++++ Dataset content

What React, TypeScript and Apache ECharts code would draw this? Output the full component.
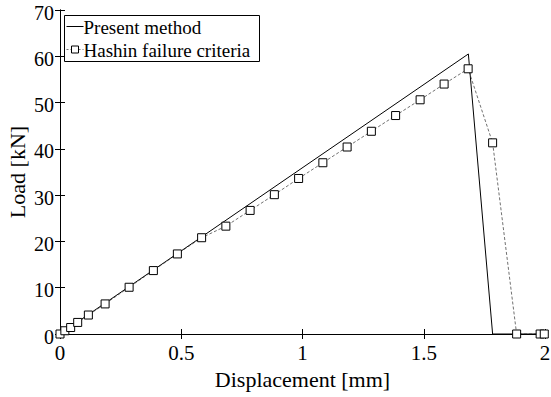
import React, { useEffect, useRef } from "react";
import * as echarts from "echarts";

// Load–displacement curves
const presentX = [0, 1.684, 1.784, 2.0];
const presentY = [0, 60.5, 0, 0];

const hashinX = [0, 0.02, 0.044, 0.073, 0.117, 0.186, 0.285, 0.385, 0.484, 0.584, 0.684, 0.784, 0.884, 0.984, 1.084, 1.184, 1.284, 1.384, 1.485, 1.584, 1.683, 1.784, 1.883, 1.98, 1.997];
const hashinY = [0, 0.7, 1.4, 2.5, 4.1, 6.5, 10.1, 13.7, 17.3, 20.8, 23.3, 26.7, 30.1, 33.6, 37.0, 40.4, 43.8, 47.2, 50.6, 54.0, 57.3, 41.3, 0, 0, 0];

const yTicks = [0, 10, 20, 30, 40, 50, 60, 70];

const seriesNames = ["Present method", "Hashin failure criteria"];
const xTitle = "Displacement [mm]";
const yTitle = "Load [kN]";

const FONT = "'Liberation Serif', 'Times New Roman', serif";
const INK = "#000";

export default function App() {
  const ref = useRef<HTMLDivElement>(null);

  useEffect(() => {
    if (!ref.current) return;
    const chart = echarts.init(ref.current, null, { renderer: "svg" });

    const tickStyle = { show: true, inside: true, length: 5, lineStyle: { color: INK, width: 1 } };
    const lineAx = { show: true, lineStyle: { color: INK, width: 1 } };

    // Boxed legend in the upper-left corner of the plot
    const legendGraphic = {
      type: "group",
      left: 64,
      top: 15,
      z: 10,
      children: [
        { type: "rect", shape: { x: 0, y: 0, width: 195, height: 46 }, style: { fill: "#fff", stroke: INK, lineWidth: 1 } },
        { type: "line", shape: { x1: 2, y1: 11, x2: 19, y2: 11 }, style: { stroke: INK, lineWidth: 1 } },
        { type: "text", x: 19, y: 12, style: { text: seriesNames[0], font: `19px ${FONT}`, fill: INK, verticalAlign: "middle" } },
        { type: "line", shape: { x1: 2, y1: 34, x2: 19, y2: 34 }, style: { stroke: "#333", lineWidth: 0.7, lineDash: [2, 2] } },
        { type: "rect", shape: { x: 7, y: 30.5, width: 7, height: 7 }, style: { fill: "#fff", stroke: INK, lineWidth: 1 } },
        { type: "text", x: 19, y: 35, style: { text: seriesNames[1], font: `19px ${FONT}`, fill: INK, verticalAlign: "middle" } },
      ],
    };

    chart.setOption({
      animation: false,
      backgroundColor: "#fff",
      grid: { left: 60, right: 6, top: 10, bottom: 63, containLabel: false, outerBoundsMode: "none" },
      graphic: [legendGraphic],
      xAxis: [
        {
          type: "value",
          min: 0,
          max: 2,
          interval: 0.5,
          position: "bottom",
          axisLine: lineAx,
          axisTick: tickStyle,
          splitLine: { show: false },
          axisLabel: { fontFamily: FONT, fontSize: 21, color: INK, margin: 8 },
          name: xTitle,
          nameLocation: "middle",
          nameGap: 34,
          nameTextStyle: { fontFamily: FONT, fontSize: 22, color: INK },
        },
        {
          type: "value",
          min: 0,
          max: 2,
          interval: 0.5,
          position: "top",
          axisLine: lineAx,
          axisTick: tickStyle,
          splitLine: { show: false },
          axisLabel: { show: false },
        },
      ],
      yAxis: [
        {
          type: "value",
          min: 0,
          max: 70,
          interval: 10,
          position: "left",
          axisLine: lineAx,
          axisTick: tickStyle,
          splitLine: { show: false },
          axisLabel: { show: false },
          name: yTitle,
          nameLocation: "middle",
          nameGap: 32,
          nameTextStyle: { fontFamily: FONT, fontSize: 22, color: INK },
        },
        {
          type: "value",
          min: 0,
          max: 70,
          interval: 10,
          position: "right",
          axisLine: lineAx,
          axisTick: tickStyle,
          splitLine: { show: false },
          axisLabel: { show: false },
        },
      ],
      series: [
        {
          name: seriesNames[0],
          type: "line",
          data: presentX.map((x, i) => [x, presentY[i]]),
          symbol: "none",
          lineStyle: { color: INK, width: 1 },
          itemStyle: { color: INK },
          z: 3,
        },
        {
          name: seriesNames[1],
          type: "line",
          data: hashinX.map((x, i) => [x, hashinY[i]]),
          symbol: "rect",
          symbolSize: 8,
          showAllSymbol: true,
          lineStyle: { color: "#333", width: 0.7, type: [3, 2] },
          itemStyle: { color: "#fff", borderColor: INK, borderWidth: 1 },
          z: 4,
        },
      ],
    });

    // Y tick labels placed from the axis scale, sitting slightly below each tick
    const yLabels = yTicks.map((v) => {
      const py = chart.convertToPixel({ yAxisIndex: 0 }, v) as number;
      return {
        type: "text",
        x: 54,
        y: py + 2.5,
        style: { text: String(v), font: `20px ${FONT}`, fill: INK, align: "right", verticalAlign: "middle" },
      };
    });
    chart.setOption({ graphic: [legendGraphic, ...yLabels] });

    return () => chart.dispose();
  }, []);

  return (
    <div
      ref={ref}
      style={{ position: "absolute", left: 0, top: 0, width: 551, height: 397 }}
    />
  );
}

++++++++

→ **What you are asked to do**: Count the lines that hold the string "React" and state that number alone.

→ **Written solution**: 2